Equilibrium Constants and ICE Tables (Unit 7)

Kₐ is a regular Unit 7 equilibrium constant applied to one specific reaction, acid ionization in water. Every skill transfers: writing the K expression, setting up an ICE table, and using the small-x approximation because weak acids barely dissociate.

Acid-Base Titrations and the Half-Equivalence Point (Unit 8)

On a weak acid titration curve, the half-equivalence point is where exactly half the HA has been converted to A⁻. At that moment pH = pKₐ, which lets you read Kₐ straight off a graph. This is one of the most common FRQ moves in Unit 8.

Conjugate Base Strength (Unit 8)

Kₐ tells you about both partners in a conjugate pair. A weak acid with a tiny Kₐ holds its proton tightly, which means its conjugate base is relatively good at grabbing protons. Stronger acid, weaker conjugate base, and vice versa.

Is Kₐ on the AP Chemistry exam?

Kₐ shows up on both multiple choice and FRQs, usually asking you to use it rather than define it. Expect to: write the Kₐ expression for a given weak acid, calculate pH from initial concentration and Kₐ using an ICE table, compare acid strengths from a table of Kₐ or pKₐ values, plug into Henderson-Hasselbalch for buffer pH, and pull pKₐ off a titration curve at the half-equivalence point. Released FRQs lean on this constantly; the 2025 long FRQ on ascorbic acid (vitamin C) is a classic example of a weak-acid question built around Kₐ reasoning. A frequent trap is treating a strong acid like a weak one (strong acids ionize completely, so no Kₐ math needed) or forgetting that water is not included in the Kₐ expression.

Kₐ vs pKₐ

Kₐ and pKₐ carry the same information in opposite directions. Kₐ is the raw equilibrium constant, and pKₐ = −log(Kₐ). A STRONGER weak acid has a LARGER Kₐ but a SMALLER pKₐ. Mixing up which scale you're reading is one of the easiest ways to rank acids backwards on an MCQ, so always check whether the table gives Kₐ or pKₐ before comparing.

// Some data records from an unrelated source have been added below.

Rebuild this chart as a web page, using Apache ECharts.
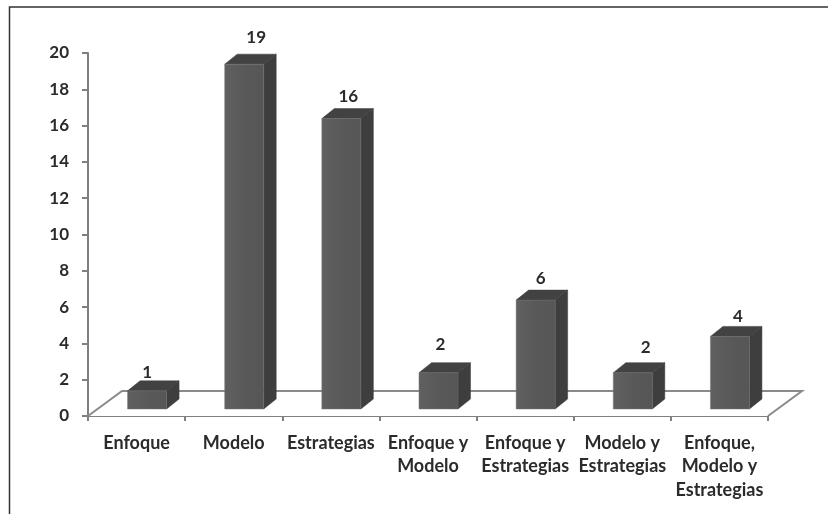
<!DOCTYPE html>
<html><head><meta charset="utf-8">
<style>html,body{margin:0;padding:0;background:#fff}#c{width:828px;height:514px}</style>
<script src="https://cdn.jsdelivr.net/npm/echarts@6/dist/echarts.min.js"></script>
</head><body><div id="c"></div>
<script>
const categories = ['Enfoque','Modelo','Estrategias','Enfoque y\nModelo','Enfoque y\nEstrategias','Modelo y\nEstrategias','Enfoque,\nModelo y\nEstrategias'];
const values = [1,19,16,2,6,2,4];
const labelNudge = [[0,5],[12,-4],[7,1],[2,-5],[5,1],[13,-2],[8,3]];

const FONT = 'Lato, sans-serif';
const BAR_W = 39, SHIFT_X = 10, SHIFT_Y = -7, DEPTH_X = 12.5, DEPTH_Y = -10;
const FLOOR_X = 34, FLOOR_Y = -25;
const FRONT = {type:'linear',x:0,y:0,x2:1,y2:0,colorStops:[{offset:0,color:'#606060'},{offset:.5,color:'#595959'},{offset:1,color:'#565656'}]};

const chart = echarts.init(document.getElementById('c'), null, {renderer:'canvas'});
chart.setOption({
  animation:false,
  backgroundColor:'#fff',
  graphic:[
    {type:'polyline',silent:true,shape:{points:[[9.5,514],[9.5,7],[828,7]]},style:{stroke:'#333',lineWidth:1.5,fill:null}}
  ],
  grid:{left:88,right:60,top:53,bottom:98,containLabel:false},
  xAxis:{type:'category',data:categories,
    axisLine:{lineStyle:{color:'#808080',width:2}},
    axisTick:{show:true,length:5,alignWithLabel:false,lineStyle:{color:'#808080',width:2}},
    axisLabel:{interval:0,color:'#2b2b2b',fontFamily:FONT,fontWeight:700,fontSize:18,lineHeight:23.5,margin:15,align:'center',verticalAlign:'top'}},
  yAxis:{type:'value',min:0,max:20,interval:2,splitLine:{show:false},
    axisLine:{show:true,lineStyle:{color:'#808080',width:2}},
    axisTick:{show:true,length:6,lineStyle:{color:'#808080',width:2}},
    axisLabel:{color:'#2b2b2b',fontFamily:FONT,fontWeight:700,fontSize:17,margin:19,padding:[2,0,0,0]}},
  series:[
    {type:'custom',z:1,silent:true,data:[0],encode:{x:-1,y:-1},
     renderItem(p,api){
       const band=api.size([1,0])[0];
       const o=api.coord([0,0]); const l=o[0]-band/2;
       const e=api.coord([categories.length-1,0]); const r=e[0]+band/2; const y=o[1];
       return {type:'polyline',silent:true,shape:{points:[[l,y],[l+FLOOR_X,y+FLOOR_Y],[r+FLOOR_X,y+FLOOR_Y],[r,y]]},
         style:{stroke:'#8a8a8a',lineWidth:2,fill:'#fff'}};
     }},
    {type:'custom',z:3,silent:true,data:values.map((v,i)=>[i,v]),encode:{x:0,y:1},
     renderItem(p,api){
       const i=api.value(0), v=api.value(1);
       const base=api.coord([i,0]), top=api.coord([i,v]);
       const xl=base[0]+SHIFT_X-BAR_W/2+0.5, xr=xl+BAR_W, yb=base[1]+SHIFT_Y, yt=top[1]+SHIFT_Y;
       const n=labelNudge[i];
       return {type:'group',children:[
         {type:'polygon',shape:{points:[[xr,yb],[xr,yt],[xr+DEPTH_X,yt+DEPTH_Y],[xr+DEPTH_X,yb+DEPTH_Y]]},style:{fill:'#3e3e3e',stroke:'#3a3a3a',lineWidth:.5}},
         {type:'polygon',shape:{points:[[xl,yt],[xr,yt],[xr+DEPTH_X,yt+DEPTH_Y],[xl+DEPTH_X,yt+DEPTH_Y]]},style:{fill:'#424242',stroke:'#3a3a3a',lineWidth:.5}},
         {type:'rect',shape:{x:xl,y:yt,width:BAR_W,height:yb-yt},style:{fill:FRONT,stroke:'#777',lineWidth:.5}},
         {type:'text',z2:5,style:{text:String(v),x:(xl+xr)/2+n[0],y:yt+DEPTH_Y-13+n[1],
            align:'center',verticalAlign:'middle',fill:'#2b2b2b',font:'700 17px '+FONT}}
       ]};
     }}
  ]
});
</script></body></html>
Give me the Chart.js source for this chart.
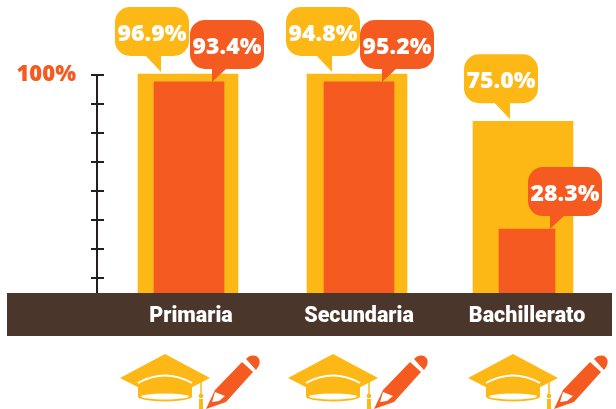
<!DOCTYPE html>
<html>
<head>
<meta charset="utf-8">
<title>Chart</title>
<style>
  html, body { margin: 0; padding: 0; background: #fff; }
  canvas { display: block; }
</style>
<script src="https://cdn.jsdelivr.net/npm/chart.js@4/dist/chart.umd.min.js"></script>
</head>
<body>
<canvas id="myPlot" width="616" height="409"></canvas>
<script>
const categories = ["Primaria", "Secundaria", "Bachillerato"];

// printed percentages
const goldLabels = [96.9, 94.8, 75.0];
const orangeLabels = [93.4, 95.2, 28.3];

// bar heights as drawn in the picture: the middle group is drawn like the first one
const goldBars = [96.9, 96.9, 76.0];
const orangeBars = [93.4, 93.4, 28.3];

const tickValues = [6.6, 19.5, 32.3, 45.1, 57.9, 70.8, 83.6, 96.5];
const tickLabels = ["", "", "", "", "", "", "", "100%"];

const GOLD = "#FEB816";
const ORANGE = "#F55B20";
const BROWN = "#4A362A";
const INK = "#231F20";

// small per-group corrections, the groups are not evenly placed
const goldNudge = [0, 1, -1];
const orangeNudge = [1, 3, 3];
const orangeWidth = [70, 70, 56];
const goldTip = [-27, -25, -13];
const iconNudge = [0, 0, 12];

function bubble(ctx, tipX, tipY, left, top, w, h, tailA, tailB, color, text) {
  ctx.fillStyle = color;
  ctx.beginPath();
  ctx.roundRect(tipX + left, tipY + top, w, h, 15);
  ctx.fill();
  ctx.beginPath();
  ctx.moveTo(tipX, tipY);
  ctx.lineTo(tipX + tailA, tipY + top + h - 1);
  ctx.lineTo(tipX + tailB, tipY + top + h - 1);
  ctx.closePath();
  ctx.fill();
  ctx.fillStyle = "#fff";
  ctx.font = "800 23px 'Open Sans'";
  ctx.textAlign = "center";
  ctx.textBaseline = "middle";
  ctx.fillText(text, tipX + left + w / 2, tipY + top + h / 2 + 3);
}

// hat and pencil, cx is the middle of the hat
function icon(ctx, cx) {
  ctx.save();
  ctx.translate(cx, 349);
  ctx.fillStyle = GOLD;
  ctx.beginPath();
  ctx.moveTo(-45, 29);
  ctx.lineTo(0, 5);
  ctx.lineTo(45, 29);
  ctx.lineTo(0, 52);
  ctx.closePath();
  ctx.fill();
  ctx.fillRect(-27, 32, 54, 16);
  ctx.beginPath();
  ctx.ellipse(0, 47.5, 27, 5, 0, 0, Math.PI * 2);
  ctx.fill();
  ctx.strokeStyle = "#fff";
  ctx.lineWidth = 2;
  ctx.beginPath();
  ctx.moveTo(-27, 34);
  ctx.quadraticCurveTo(0, 19, 27, 34);
  ctx.stroke();
  ctx.fillStyle = "#fff";
  ctx.beginPath();
  ctx.ellipse(0, 47.5, 24, 3, 0, 0, Math.PI * 2);
  ctx.fill();
  // tassel
  ctx.strokeStyle = GOLD;
  ctx.lineWidth = 1.5;
  ctx.beginPath();
  ctx.moveTo(36, 33);
  ctx.lineTo(36, 48);
  ctx.stroke();
  ctx.fillStyle = GOLD;
  ctx.beginPath();
  ctx.arc(36, 47, 2.3, 0, Math.PI * 2);
  ctx.fill();
  ctx.fillRect(34, 50, 4, 10);
  // pencil
  ctx.fillStyle = ORANGE;
  ctx.beginPath();
  ctx.moveTo(41, 60);
  ctx.lineTo(50, 41);
  ctx.lineTo(77, 13);
  ctx.lineTo(88, 23);
  ctx.lineTo(61, 53);
  ctx.closePath();
  ctx.fill();
  ctx.beginPath();
  ctx.moveTo(81, 10);
  ctx.bezierCurveTo(88, 2, 101, 9, 91, 21);
  ctx.closePath();
  ctx.fill();
  ctx.fillStyle = "#fff";
  ctx.beginPath();
  ctx.moveTo(47, 53);
  ctx.lineTo(50, 43);
  ctx.lineTo(60, 47);
  ctx.lineTo(54, 52);
  ctx.closePath();
  ctx.fill();
  ctx.restore();
}

const decorations = {
  id: "decorations",
  beforeDraw(chart) {
    const ctx = chart.ctx;
    const bottom = chart.scales.y.bottom;
    ctx.fillStyle = BROWN;
    ctx.fillRect(7, bottom, 605, 43);
  },
  afterDatasetUpdate(chart, args) {
    const nudge = args.index === 0 ? goldNudge : orangeNudge;
    chart.getDatasetMeta(args.index).data.forEach((bar, i) => {
      bar.x += nudge[i];
      if (args.index === 1) bar.width = orangeWidth[i];
    });
  },
  afterDraw(chart) {
    const ctx = chart.ctx;
    const yScale = chart.scales.y;
    const xScale = chart.scales.x;
    // axis line through the tick marks
    ctx.fillStyle = INK;
    ctx.fillRect(yScale.right - 8, yScale.getPixelForValue(tickValues[7]), 2, yScale.bottom - yScale.getPixelForValue(tickValues[7]));

    const gold = chart.getDatasetMeta(0).data;
    const orange = chart.getDatasetMeta(1).data;
    gold.forEach((bar, i) => {
      bubble(ctx, bar.x + goldTip[i], bar.y - 2, -46, -65, 74, 49, -16, 0, GOLD, goldLabels[i].toFixed(1) + "%");
    });
    orange.forEach((bar, i) => {
      bubble(ctx, bar.x + 23, bar.y, -22, -62, 74, 49, 0, 15, ORANGE, orangeLabels[i].toFixed(1) + "%");
    });
    categories.forEach((c, i) => {
      icon(ctx, xScale.getPixelForTick(i) - 23 + iconNudge[i]);
    });
  }
};

new Chart(document.getElementById("myPlot").getContext("2d"), {
  type: "bar",
  data: {
    labels: categories,
    datasets: [{
      label: "gold",
      data: goldBars,
      backgroundColor: GOLD,
      barThickness: 100,
      grouped: false,
      order: 2
    }, {
      label: "orange",
      data: orangeBars,
      backgroundColor: ORANGE,
      barThickness: 70,
      grouped: false,
      order: 1
    }]
  },
  options: {
    responsive: false,
    animation: false,
    layout: { padding: { top: 67, right: 8, left: 0, bottom: 0 } },
    plugins: { legend: { display: false }, tooltip: { enabled: false } },
    scales: {
      x: {
        grid: { display: false },
        border: { display: false },
        afterFit: s => { s.height = 116; },
        ticks: {
          color: "#fff",
          padding: 3,
          labelOffset: 3,
          maxRotation: 0,
          font: { family: "Roboto", weight: "900", size: 21.5 }
        }
      },
      y: {
        min: 0,
        max: 100,
        afterFit: s => { s.width = 104; },
        afterBuildTicks: s => { s.ticks = tickValues.map(v => ({ value: v })); },
        border: { display: false },
        grid: { drawOnChartArea: false, color: INK, lineWidth: 2, tickLength: 13 },
        ticks: {
          color: ORANGE,
          padding: 15,
          autoSkip: false,
          font: { family: "Open Sans", weight: "800", size: 22 },
          callback: (v, i) => tickLabels[i]
        }
      }
    }
  },
  plugins: [decorations]
});
</script>
</body>
</html>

Key things to remember about Kₐ

  • Kₐ is the equilibrium constant for a weak acid ionizing in water: Kₐ = [H₃O⁺][A⁻]/[HA], with water left out of the expression.

  • A larger Kₐ means more ionization and a stronger acid, while a smaller pKₐ means a stronger acid, because pKₐ = −log(Kₐ).

  • You can calculate the pH of a weak acid solution from just the initial concentration and Kₐ, usually with an ICE table and the small-x approximation.

  • The Henderson-Hasselbalch equation is the Kₐ expression in log form, so buffer pH problems are really Kₐ problems.

  • At the half-equivalence point of a weak acid titration, pH = pKₐ, which lets you find Kₐ from a titration curve.

  • Strong acids ionize completely, so Kₐ math only applies to weak acids.

Frequently asked questions about Kₐ

What is Kₐ in AP Chemistry?

Kₐ is the acid dissociation constant, the equilibrium constant for a weak acid donating a proton to water (HA + H₂O ⇌ H₃O⁺ + A⁻). It equals [H₃O⁺][A⁻]/[HA] and measures how much the acid ionizes.

Does a bigger Kₐ mean a stronger or weaker acid?

Stronger. A bigger Kₐ means the ionization equilibrium lies further toward products, so more H₃O⁺ forms. Just remember the flip with pKₐ, where a stronger acid has a smaller pKₐ.

What's the difference between Kₐ and pKₐ?

pKₐ = −log(Kₐ), so they're the same information on flipped scales. An acid with Kₐ = 1 × 10⁻⁵ has pKₐ = 5. Stronger acid means larger Kₐ but smaller pKₐ.

Do strong acids have a Kₐ?

On the AP exam, you treat strong acids (like HCl and HNO₃) as ionizing 100%, so you never do Kₐ equilibrium math with them. If a problem gives you a Kₐ value, that's your signal you're dealing with a weak acid.

How do you find Kₐ from a titration curve?

Find the half-equivalence point, the volume halfway to the equivalence point. There, [HA] = [A⁻], so pH = pKₐ. Read the pH off the curve at that volume, then Kₐ = 10^(−pKₐ).